BEGIN
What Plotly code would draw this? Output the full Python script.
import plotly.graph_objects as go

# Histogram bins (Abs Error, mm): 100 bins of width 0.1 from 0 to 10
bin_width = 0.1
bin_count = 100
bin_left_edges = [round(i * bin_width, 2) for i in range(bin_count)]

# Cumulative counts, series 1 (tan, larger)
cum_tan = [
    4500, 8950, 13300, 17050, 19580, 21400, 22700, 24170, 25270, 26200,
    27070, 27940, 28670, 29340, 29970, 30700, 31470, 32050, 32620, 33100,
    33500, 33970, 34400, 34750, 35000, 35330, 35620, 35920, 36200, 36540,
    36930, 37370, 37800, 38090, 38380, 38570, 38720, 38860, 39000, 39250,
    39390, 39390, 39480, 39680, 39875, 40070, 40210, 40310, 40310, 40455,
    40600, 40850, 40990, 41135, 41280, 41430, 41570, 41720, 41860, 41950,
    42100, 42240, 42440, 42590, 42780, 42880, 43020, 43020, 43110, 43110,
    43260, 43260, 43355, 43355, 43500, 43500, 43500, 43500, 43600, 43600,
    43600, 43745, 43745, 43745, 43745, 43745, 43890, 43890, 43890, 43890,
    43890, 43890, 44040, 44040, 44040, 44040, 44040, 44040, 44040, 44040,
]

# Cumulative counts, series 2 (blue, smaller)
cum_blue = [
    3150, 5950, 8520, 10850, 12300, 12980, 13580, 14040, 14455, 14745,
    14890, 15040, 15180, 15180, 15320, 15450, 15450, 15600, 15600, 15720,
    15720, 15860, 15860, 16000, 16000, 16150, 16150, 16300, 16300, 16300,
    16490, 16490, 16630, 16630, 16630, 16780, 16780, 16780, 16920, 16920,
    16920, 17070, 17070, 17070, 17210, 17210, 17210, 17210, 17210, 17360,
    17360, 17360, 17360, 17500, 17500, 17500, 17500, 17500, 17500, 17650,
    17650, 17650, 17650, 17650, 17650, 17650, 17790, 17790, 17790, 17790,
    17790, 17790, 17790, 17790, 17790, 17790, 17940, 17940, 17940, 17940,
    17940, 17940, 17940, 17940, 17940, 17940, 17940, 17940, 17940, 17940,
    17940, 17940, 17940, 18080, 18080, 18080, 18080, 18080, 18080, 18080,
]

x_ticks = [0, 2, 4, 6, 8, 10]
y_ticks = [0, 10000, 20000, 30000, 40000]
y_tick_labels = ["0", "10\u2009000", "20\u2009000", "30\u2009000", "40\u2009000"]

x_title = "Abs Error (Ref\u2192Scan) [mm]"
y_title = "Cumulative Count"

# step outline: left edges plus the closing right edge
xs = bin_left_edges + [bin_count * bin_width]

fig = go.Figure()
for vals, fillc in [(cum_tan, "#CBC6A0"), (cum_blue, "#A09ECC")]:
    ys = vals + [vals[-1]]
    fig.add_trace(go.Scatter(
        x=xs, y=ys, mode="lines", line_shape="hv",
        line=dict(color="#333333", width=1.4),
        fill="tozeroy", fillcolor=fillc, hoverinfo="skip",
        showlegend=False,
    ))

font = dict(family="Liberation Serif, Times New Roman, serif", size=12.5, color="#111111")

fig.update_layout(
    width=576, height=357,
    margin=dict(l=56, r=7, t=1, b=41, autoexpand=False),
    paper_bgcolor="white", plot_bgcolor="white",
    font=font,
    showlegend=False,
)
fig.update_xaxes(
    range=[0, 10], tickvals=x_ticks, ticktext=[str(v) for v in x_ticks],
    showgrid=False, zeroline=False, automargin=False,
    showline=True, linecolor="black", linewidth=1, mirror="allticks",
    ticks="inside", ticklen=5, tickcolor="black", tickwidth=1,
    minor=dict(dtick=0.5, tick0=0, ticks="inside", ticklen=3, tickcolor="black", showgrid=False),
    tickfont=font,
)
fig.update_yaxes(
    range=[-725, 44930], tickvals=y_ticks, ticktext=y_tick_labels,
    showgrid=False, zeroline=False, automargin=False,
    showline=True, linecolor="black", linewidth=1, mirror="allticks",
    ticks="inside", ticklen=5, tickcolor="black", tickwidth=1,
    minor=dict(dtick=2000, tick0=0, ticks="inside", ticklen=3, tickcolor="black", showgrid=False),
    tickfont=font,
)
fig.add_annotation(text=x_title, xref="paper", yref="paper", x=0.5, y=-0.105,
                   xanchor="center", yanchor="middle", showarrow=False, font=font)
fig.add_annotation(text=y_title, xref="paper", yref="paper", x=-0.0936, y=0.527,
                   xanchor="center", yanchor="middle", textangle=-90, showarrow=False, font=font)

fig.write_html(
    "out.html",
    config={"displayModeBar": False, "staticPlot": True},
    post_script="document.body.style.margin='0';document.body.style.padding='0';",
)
END
*GIVEN REQUEST:*
Each line from the top of the material above through the line with "bin_left_edges = [round(i" must be echoed exactly, and no other line.

*RESULT OF THE TASK:*
What Plotly code would draw this? Output the full Python script.
import plotly.graph_objects as go

# Histogram bins (Abs Error, mm): 100 bins of width 0.1 from 0 to 10
bin_width = 0.1
bin_count = 100
bin_left_edges = [round(i * bin_width, 2) for i in range(bin_count)]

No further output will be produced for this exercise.